### Task details
Reproduce the data below in full and exclude every picture.

### Data excerpt
-- Start --
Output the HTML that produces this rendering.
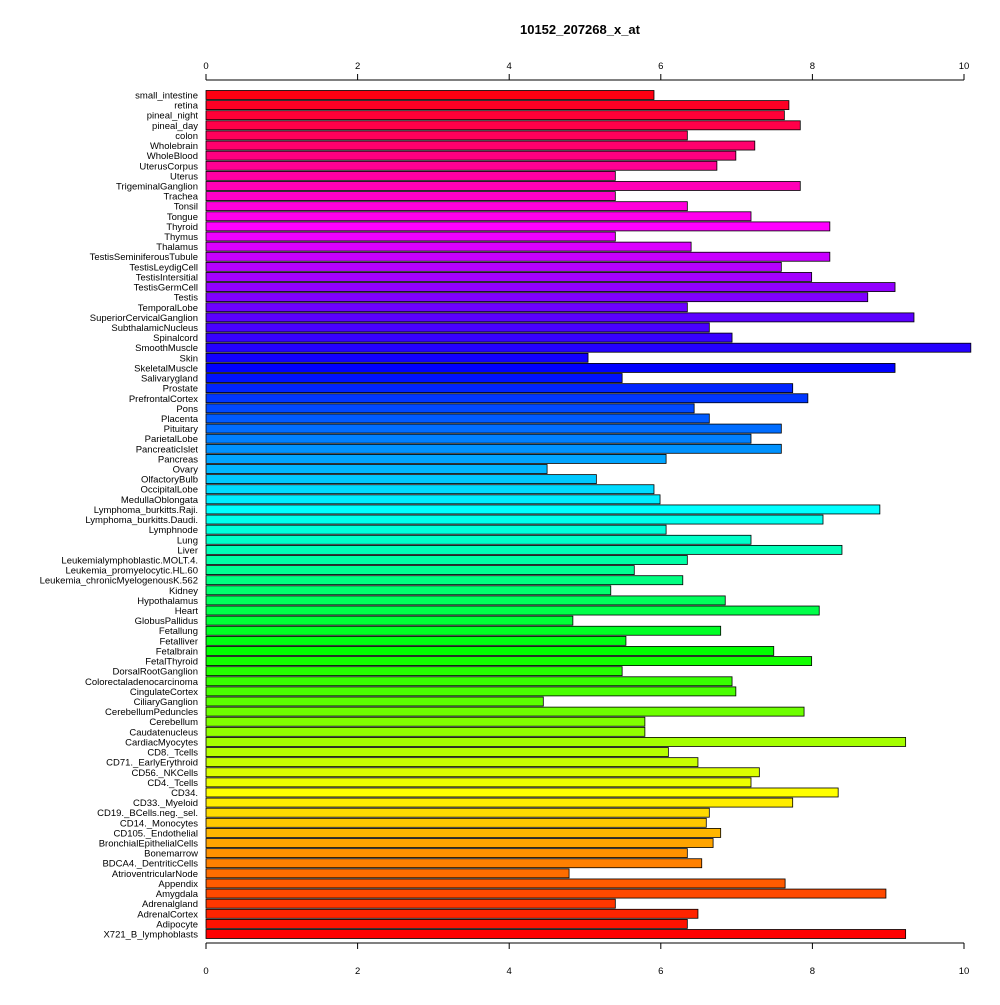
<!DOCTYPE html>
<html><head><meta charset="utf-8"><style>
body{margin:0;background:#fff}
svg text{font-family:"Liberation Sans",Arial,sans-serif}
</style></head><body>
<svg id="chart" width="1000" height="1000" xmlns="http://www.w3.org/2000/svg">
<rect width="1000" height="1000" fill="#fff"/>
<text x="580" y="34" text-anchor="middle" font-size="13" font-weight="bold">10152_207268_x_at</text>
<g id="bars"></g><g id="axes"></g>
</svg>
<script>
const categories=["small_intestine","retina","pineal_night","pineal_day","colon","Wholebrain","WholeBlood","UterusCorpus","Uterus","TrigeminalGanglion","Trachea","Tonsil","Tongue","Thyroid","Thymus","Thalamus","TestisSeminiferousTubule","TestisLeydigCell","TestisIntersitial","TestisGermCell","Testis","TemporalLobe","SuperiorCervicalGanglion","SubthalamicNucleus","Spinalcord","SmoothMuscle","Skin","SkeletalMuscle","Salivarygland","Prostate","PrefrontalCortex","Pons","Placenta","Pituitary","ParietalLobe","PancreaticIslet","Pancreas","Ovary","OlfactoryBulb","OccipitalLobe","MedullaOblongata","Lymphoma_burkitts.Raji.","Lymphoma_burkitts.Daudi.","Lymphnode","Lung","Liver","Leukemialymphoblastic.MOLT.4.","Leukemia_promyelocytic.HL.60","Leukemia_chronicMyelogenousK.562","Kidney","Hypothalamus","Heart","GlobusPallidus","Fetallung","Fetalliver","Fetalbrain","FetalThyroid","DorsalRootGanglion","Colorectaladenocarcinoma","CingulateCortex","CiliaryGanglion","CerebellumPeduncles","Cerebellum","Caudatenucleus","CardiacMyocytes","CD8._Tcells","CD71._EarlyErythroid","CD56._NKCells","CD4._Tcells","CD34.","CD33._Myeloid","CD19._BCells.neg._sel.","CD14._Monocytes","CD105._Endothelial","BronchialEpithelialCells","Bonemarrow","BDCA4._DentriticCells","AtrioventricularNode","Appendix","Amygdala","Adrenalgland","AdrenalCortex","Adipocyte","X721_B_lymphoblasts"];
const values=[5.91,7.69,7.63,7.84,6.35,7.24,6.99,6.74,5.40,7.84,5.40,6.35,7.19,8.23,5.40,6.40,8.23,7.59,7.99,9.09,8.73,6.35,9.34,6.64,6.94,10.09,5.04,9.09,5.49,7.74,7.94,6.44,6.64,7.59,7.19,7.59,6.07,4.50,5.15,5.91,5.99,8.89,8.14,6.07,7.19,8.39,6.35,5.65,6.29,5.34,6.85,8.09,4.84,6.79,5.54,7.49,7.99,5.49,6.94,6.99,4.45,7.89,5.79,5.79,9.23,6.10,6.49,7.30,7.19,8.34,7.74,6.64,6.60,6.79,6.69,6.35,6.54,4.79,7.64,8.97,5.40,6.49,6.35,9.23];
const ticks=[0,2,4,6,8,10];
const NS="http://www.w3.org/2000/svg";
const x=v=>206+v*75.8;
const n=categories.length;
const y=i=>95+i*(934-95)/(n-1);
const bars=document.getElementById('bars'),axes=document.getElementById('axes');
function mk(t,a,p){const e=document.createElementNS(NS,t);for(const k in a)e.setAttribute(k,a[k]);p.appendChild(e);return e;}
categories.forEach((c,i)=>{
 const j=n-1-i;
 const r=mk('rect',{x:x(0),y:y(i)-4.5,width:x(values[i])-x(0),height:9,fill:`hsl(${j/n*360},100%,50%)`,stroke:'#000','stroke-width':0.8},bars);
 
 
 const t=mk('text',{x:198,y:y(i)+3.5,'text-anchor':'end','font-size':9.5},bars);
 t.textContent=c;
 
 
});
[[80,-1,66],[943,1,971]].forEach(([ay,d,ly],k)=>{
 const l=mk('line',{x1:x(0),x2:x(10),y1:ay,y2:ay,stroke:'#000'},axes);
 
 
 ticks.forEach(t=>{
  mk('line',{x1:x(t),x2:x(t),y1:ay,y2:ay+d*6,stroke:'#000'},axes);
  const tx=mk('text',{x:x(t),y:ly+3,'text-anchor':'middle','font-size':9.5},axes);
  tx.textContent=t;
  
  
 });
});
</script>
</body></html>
-- End --
### Result for this exercise
Output the HTML that produces this rendering.
<!DOCTYPE html>
<html><head><meta charset="utf-8"><style>
body{margin:0;background:#fff}
svg text{font-family:"Liberation Sans",Arial,sans-serif}
</style></head><body>
<svg id="chart" width="1000" height="1000" xmlns="http://www.w3.org/2000/svg">
<rect width="1000" height="1000" fill="#fff"/>
<text x="580" y="34" text-anchor="middle" font-size="13" font-weight="bold">10152_207268_x_at</text>
<g id="bars"></g><g id="axes"></g>
</svg>
<script>
const categories=["small_intestine","retina","pineal_night","pineal_day","colon","Wholebrain","WholeBlood","UterusCorpus","Uterus","TrigeminalGanglion","Trachea","Tonsil","Tongue","Thyroid","Thymus","Thalamus","TestisSeminiferousTubule","TestisLeydigCell","TestisIntersitial","TestisGermCell","Testis","TemporalLobe","SuperiorCervicalGanglion","SubthalamicNucleus","Spinalcord","SmoothMuscle","Skin","SkeletalMuscle","Salivarygland","Prostate","PrefrontalCortex","Pons","Placenta","Pituitary","ParietalLobe","PancreaticIslet","Pancreas","Ovary","OlfactoryBulb","OccipitalLobe","MedullaOblongata","Lymphoma_burkitts.Raji.","Lymphoma_burkitts.Daudi.","Lymphnode","Lung","Liver","Leukemialymphoblastic.MOLT.4.","Leukemia_promyelocytic.HL.60","Leukemia_chronicMyelogenousK.562","Kidney","Hypothalamus","Heart","GlobusPallidus","Fetallung","Fetalliver","Fetalbrain","FetalThyroid","DorsalRootGanglion","Colorectaladenocarcinoma","CingulateCortex","CiliaryGanglion","CerebellumPeduncles","Cerebellum","Caudatenucleus","CardiacMyocytes","CD8._Tcells","CD71._EarlyErythroid","CD56._NKCells","CD4._Tcells","CD34.","CD33._Myeloid","CD19._BCells.neg._sel.","CD14._Monocytes","CD105._Endothelial","BronchialEpithelialCells","Bonemarrow","BDCA4._DentriticCells","AtrioventricularNode","Appendix","Amygdala","Adrenalgland","AdrenalCortex","Adipocyte","X721_B_lymphoblasts"];
const values=[5.91,7.69,7.63,7.84,6.35,7.24,6.99,6.74,5.40,7.84,5.40,6.35,7.19,8.23,5.40,6.40,8.23,7.59,7.99,9.09,8.73,6.35,9.34,6.64,6.94,10.09,5.04,9.09,5.49,7.74,7.94,6.44,6.64,7.59,7.19,7.59,6.07,4.50,5.15,5.91,5.99,8.89,8.14,6.07,7.19,8.39,6.35,5.65,6.29,5.34,6.85,8.09,4.84,6.79,5.54,7.49,7.99,5.49,6.94,6.99,4.45,7.89,5.79,5.79,9.23,6.10,6.49,7.30,7.19,8.34,7.74,6.64,6.60,6.79,6.69,6.35,6.54,4.79,7.64,8.97,5.40,6.49,6.35,9.23];
const ticks=[0,2,4,6,8,10];
const NS="http://www.w3.org/2000/svg";
const x=v=>206+v*75.8;
const n=categories.length;
const y=i=>95+i*(934-95)/(n-1);
const bars=document.getElementById('bars'),axes=document.getElementById('axes');
function mk(t,a,p){const e=document.createElementNS(NS,t);for(const k in a)e.setAttribute(k,a[k]);p.appendChild(e);return e;}
categories.forEach((c,i)=>{
 const j=n-1-i;
 const r=mk('rect',{x:x(0),y:y(i)-4.5,width:x(values[i])-x(0),height:9,fill:`hsl(${j/n*360},100%,50%)`,stroke:'#000','stroke-width':0.8},bars);
 
 
 const t=mk('text',{x:198,y:y(i)+3.5,'text-anchor':'end','font-size':9.5},bars);
 t.textContent=c;
 
 
});
[[80,-1,66],[943,1,971]].forEach(([ay,d,ly],k)=>{
 const l=mk('line',{x1:x(0),x2:x(10),y1:ay,y2:ay,stroke:'#000'},axes);
 
 
 ticks.forEach(t=>{
  mk('line',{x1:x(t),x2:x(t),y1:ay,y2:ay+d*6,stroke:'#000'},axes);
  const tx=mk('text',{x:x(t),y:ly+3,'text-anchor':'middle','font-size':9.5},axes);
  tx.textContent=t;
  
  
 });
});
</script>
</body></html>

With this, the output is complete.